Multiplication Operator on $L^2( \mathbb{R})$ is not Compact

Question

Let $H=L^2(\mathbb{R})$, we define the multiplication operator with a function $h\in H$, ($0\leq h)$ and $||h||_1>0$ . We have $$T_h: H \rightarrow H, T_h(f)=h.f$$

Note that $T$ is bounded linear operator.

I want to prove that $T_h$ is not a compact operator. So If we suppose that $T_h$ is compact, I need to prove for example that the spectral set is non countable. But I can't find a good start.

Answer 1

So If we suppse that $||h||_1>0$ then we can find the inverse operator for $(T_h-\lambda I) $ for selected $\lambda \in \mathbb{R}$. So since, $||h||_1>0$, there exists $\alpha>0$ such that $||h||_1>\alpha$.

Now If we take $\lambda \in [0,\alpha]$ the operator $(T_h-\lambda I)$ will be invertible, and it's inverse will be: $\psi=\frac{I}{h-\lambda}$

And then, we come to the conclusion that $[0,\alpha]\subset \sigma(T_h)$ then $T_h$ is not compact.

Answer 2

If $T$ is compact, then every $\lambda\in \sigma(T)\setminus\{0\}$ is an eigenvalue of finite multiplicity. So it suffices to show that $T_h$ cannot have eigenvalues of finite multiplicity (if $\sigma(T_h)=\{0\}$, then it's easy to see that $h=0$ a.e.).

Look at the eigenvalue equation $$ hf=T_h f=\lambda f. $$ For it to have a non-trivial solution, $h$ must equal $\lambda$ on a set $E$ of positive measure. But if this is the case, then one can decompose $E$ into a disjoint union of sets $E_n$, $n\in\mathbb{N}$, that all have positive measure. Then $f_n=1_{E_n}$ are orthogonal eigenfunctions to the eigenvalue $\lambda$. Thus $\lambda$ has infinite multiplicity.

Note that this decomposition property of the Lebesgue measure is crucial here. There are (non-trivial) compact multiplication operators on $\ell^2(\mathbb{N})$.

Answer 3

The idea from MaoWao's answer can also be used to give a direct proof, without any spectral theory.

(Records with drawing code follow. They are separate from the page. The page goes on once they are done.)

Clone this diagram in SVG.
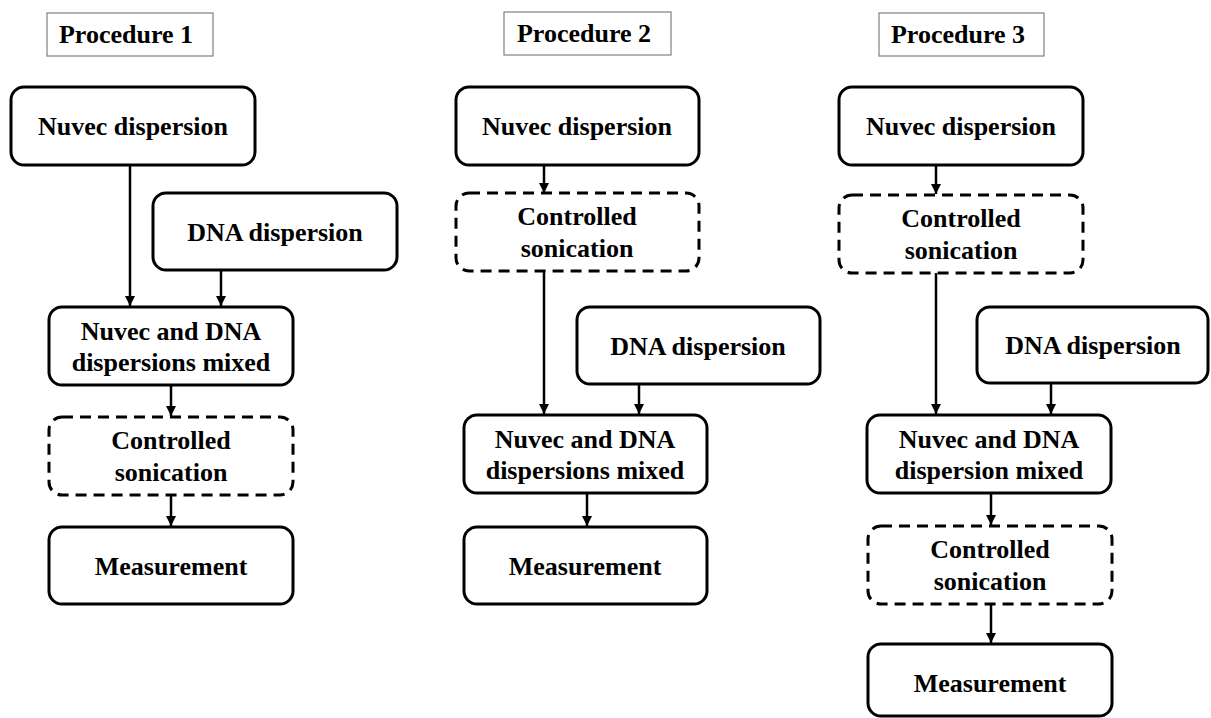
<svg xmlns="http://www.w3.org/2000/svg" width="1211" height="718" viewBox="0 0 1211 718">
<style>
text{font-family:"Liberation Serif","Times New Roman",serif;font-weight:bold;font-size:26px;fill:#000;text-anchor:middle}
.box{fill:#fff;stroke:#000;stroke-width:3}
.dash{fill:#fff;stroke:#000;stroke-width:3;stroke-dasharray:11 7}
.title{fill:#fff;stroke:#808080;stroke-width:1.2}
.con{fill:none;stroke:#000;stroke-width:2.5;marker-end:url(#ah)}
</style>
<defs>
<marker id="ah" viewBox="0 0 10 10" refX="10" refY="5" markerWidth="4" markerHeight="4" orient="auto" markerUnits="strokeWidth">
<path d="M0,0 L10,5 L0,10 Z" fill="#000"/>
</marker>
</defs>
<rect width="1211" height="718" fill="#fff"/>

<g id="connectors">
<path class="con" d="M130,165 V306"/>
<path class="con" d="M221,270 V306"/>
<path class="con" d="M171,385 V416"/>
<path class="con" d="M171,495 V526"/>

<path class="con" d="M544,165 V193"/>
<path class="con" d="M544,271 V414"/>
<path class="con" d="M639,384 V414"/>
<path class="con" d="M587,493 V526"/>

<path class="con" d="M936,165 V194"/>
<path class="con" d="M936,273 V414"/>
<path class="con" d="M1051,383 V414"/>
<path class="con" d="M991,493 V525"/>
<path class="con" d="M991,604 V643"/>
</g>

<g id="title1"><rect class="title" x="47" y="13" width="166" height="43"/><text x="126" y="43">Procedure 1</text></g>
<g id="title2"><rect class="title" x="504" y="12" width="167" height="43"/><text x="584" y="42">Procedure 2</text></g>
<g id="title3"><rect class="title" x="879" y="13" width="165" height="43"/><text x="958" y="43">Procedure 3</text></g>

<g id="p1-nuvec"><rect class="box" x="11" y="87" width="244" height="78" rx="13"/><text x="133" y="135">Nuvec dispersion</text></g>
<g id="p1-dna"><rect class="box" x="153" y="193" width="244" height="77" rx="13"/><text x="275" y="241">DNA dispersion</text></g>
<g id="p1-mixed"><rect class="box" x="49" y="307" width="244" height="78" rx="13"/><text x="171" y="340">Nuvec and DNA</text><text x="171" y="371">dispersions mixed</text></g>
<g id="p1-sonic"><rect class="dash" x="49" y="417" width="244" height="78" rx="13"/><text x="171" y="449">Controlled</text><text x="171" y="481">sonication</text></g>
<g id="p1-meas"><rect class="box" x="49" y="527" width="244" height="77" rx="13"/><text x="171" y="575">Measurement</text></g>

<g id="p2-nuvec"><rect class="box" x="456" y="87" width="243" height="78" rx="13"/><text x="577" y="135">Nuvec dispersion</text></g>
<g id="p2-sonic"><rect class="dash" x="456" y="193" width="243" height="78" rx="13"/><text x="577" y="225">Controlled</text><text x="577" y="257">sonication</text></g>
<g id="p2-dna"><rect class="box" x="577" y="307" width="243" height="77" rx="13"/><text x="698" y="355">DNA dispersion</text></g>
<g id="p2-mixed"><rect class="box" x="464" y="415" width="243" height="78" rx="13"/><text x="585" y="448">Nuvec and DNA</text><text x="585" y="479">dispersions mixed</text></g>
<g id="p2-meas"><rect class="box" x="464" y="527" width="243" height="77" rx="13"/><text x="585" y="575">Measurement</text></g>

<g id="p3-nuvec"><rect class="box" x="839" y="87" width="244" height="78" rx="13"/><text x="961" y="135">Nuvec dispersion</text></g>
<g id="p3-sonic"><rect class="dash" x="839" y="195" width="244" height="78" rx="13"/><text x="961" y="227">Controlled</text><text x="961" y="259">sonication</text></g>
<g id="p3-dna"><rect class="box" x="977" y="307" width="231" height="76" rx="13"/><text x="1093" y="354">DNA dispersion</text></g>
<g id="p3-mixed"><rect class="box" x="867" y="415" width="244" height="78" rx="13"/><text x="989" y="448">Nuvec and DNA</text><text x="989" y="479">dispersion mixed</text></g>
<g id="p3-sonic2"><rect class="dash" x="868" y="526" width="244" height="78" rx="13"/><text x="990" y="558">Controlled</text><text x="990" y="590">sonication</text></g>
<g id="p3-meas"><rect class="box" x="868" y="644" width="244" height="72" rx="13"/><text x="990" y="692">Measurement</text></g>
</svg>
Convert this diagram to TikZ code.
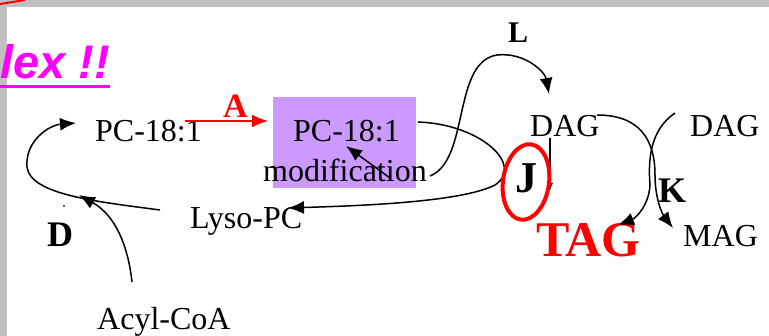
\documentclass[tikz,border=0pt]{standalone}
\usepackage{fontspec}
\setmainfont{Liberation Serif}
\newfontfamily\arialf{Liberation Sans}
\usetikzlibrary{arrows.meta}
\definecolor{boxpurple}{HTML}{CC99FF}
\definecolor{bordergray}{HTML}{C0C0C0}
\definecolor{magentax}{HTML}{FF00FF}
\begin{document}
\begin{tikzpicture}[x=1pt,y=-1pt,
  lbl/.style={inner sep=0pt,anchor=base west,font=\fontsize{32}{36}\selectfont},
  blbl/.style={inner sep=0pt,anchor=base west,font=\fontsize{34}{38}\selectfont\bfseries},
  conn/.style={line width=1.5pt,-{Latex[length=16pt,width=13pt]}},
]
\useasboundingbox (0,0) rectangle (769,336);
\fill[white] (0,0) rectangle (769,336);
\fill[bordergray] (0,0) rectangle (769,7);
\fill[bordergray] (0,0) rectangle (7,336);
\draw[red,line width=2pt] (0,4) -- (25,0);
% title fragment
\node[inner sep=0pt,anchor=base west,text=magentax,font=\arialf\fontsize{47}{52}\selectfont\bfseries\itshape] (title) at (0,79) {lex !!};
\draw[magentax,line width=3pt] (0,87) -- (110,87);
% box
\fill[boxpurple] (273,97) rectangle (416,188);
% texts
\node[lbl] (pc1) at (95,142) {PC-18:1};
\node[lbl] (pc2) at (293,142) {PC-18:1};
\node[lbl] (mod) at (263,182) {modification};
\node[lbl] (lyso) at (190,229) {Lyso-PC};
\node[lbl] (acyl) at (97,330) {Acyl-CoA};
\node[lbl] (dag1) at (530,137) {DAG};
\node[lbl] (dag2) at (690,137) {DAG};
\node[lbl] (mag) at (683,247) {MAG};
\node[blbl,text=red] (A) at (223,118) {A};
\node[blbl,font=\fontsize{30}{34}\selectfont\bfseries] (L) at (508,43) {L};
\node[blbl,font=\fontsize{44}{48}\selectfont\bfseries] (J) at (515,193) {J};
\node[blbl,font=\fontsize{36}{40}\selectfont\bfseries] (K) at (658,203) {K};
\node[blbl,font=\fontsize{36}{40}\selectfont\bfseries] (D) at (47,247) {D};
\node[blbl,text=red,font=\fontsize{50}{54}\selectfont\bfseries] (tag) at (536,257) {TAG};
\fill (64,206) circle (1pt);
% coordinates
\coordinate (aS) at (185,121);
\coordinate (aE) at (268,121);
\coordinate (mS) at (390,178);
\coordinate (mE) at (346,146);
\coordinate (lS) at (430,176);
\coordinate (lE) at (549,94);
\coordinate (bS) at (418,122);
\coordinate (bE) at (288,208);
\coordinate (jS) at (550,138);
\coordinate (jE) at (550,191);
\coordinate (k1S) at (597,115);
\coordinate (k1E) at (673,228);
\coordinate (k2S) at (675,113);
\coordinate (k2E) at (618,225);
\coordinate (dS) at (160,210);
\coordinate (dE) at (76,123);
\coordinate (cS) at (132,282);
\coordinate (cE) at (79,195);
% connectors
\draw[conn,red] (aS) -- (aE);
\draw[conn] (mS) -- (mE);
\draw[conn] (lS) .. controls (470,160) and (452,62) .. (497,55) .. controls (525,52) and (545,72) .. (lE);
\draw[conn] (bS) .. controls (480,124) and (525,165) .. (495,185) .. controls (460,203) and (350,206) .. (bE);
\draw[line width=1.5pt,-{Latex[length=8pt,width=6pt]}] (jS) -- (jE);
\draw[conn] (k1S) .. controls (640,115) and (655,140) .. (655,175) .. controls (655,200) and (663,215) .. (k1E);
\draw[conn] (k2S) .. controls (650,130) and (648,160) .. (650,185) .. controls (649,205) and (636,218) .. (k2E);
\draw[conn] (dS) .. controls (100,202) and (30,195) .. (27,167) .. controls (25,140) and (50,125) .. (dE);
\draw[conn] (cS) .. controls (128,245) and (115,215) .. (cE);
% red ellipse
\draw[red,line width=4pt,rotate around={-8:(526,182)}] (526,182) ellipse [x radius=23, y radius=38];
\end{tikzpicture}
\end{document}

Since $h$ is not a.e. zero, there is a set $E$ of positive measure on which $h$ is bounded away from zero; say $|h| \ge \epsilon$ on $E$. As in MaoWao's approach, find a sequence of disjoint sets $E_n \subset E$, each with finite positive measure. Set $f_n = 1_{E_n} / \sqrt{m(E_n)}$; then the $f_n$ are orthonormal, and in particular they are all in the closed unit ball. Now verify that the functions $T_h f_n$ are also orthogonal, and $\|T_h f_n\|_{2} \ge \epsilon$. Conclude from this that $\{T_h f_n\}$ has no convergent subsequence.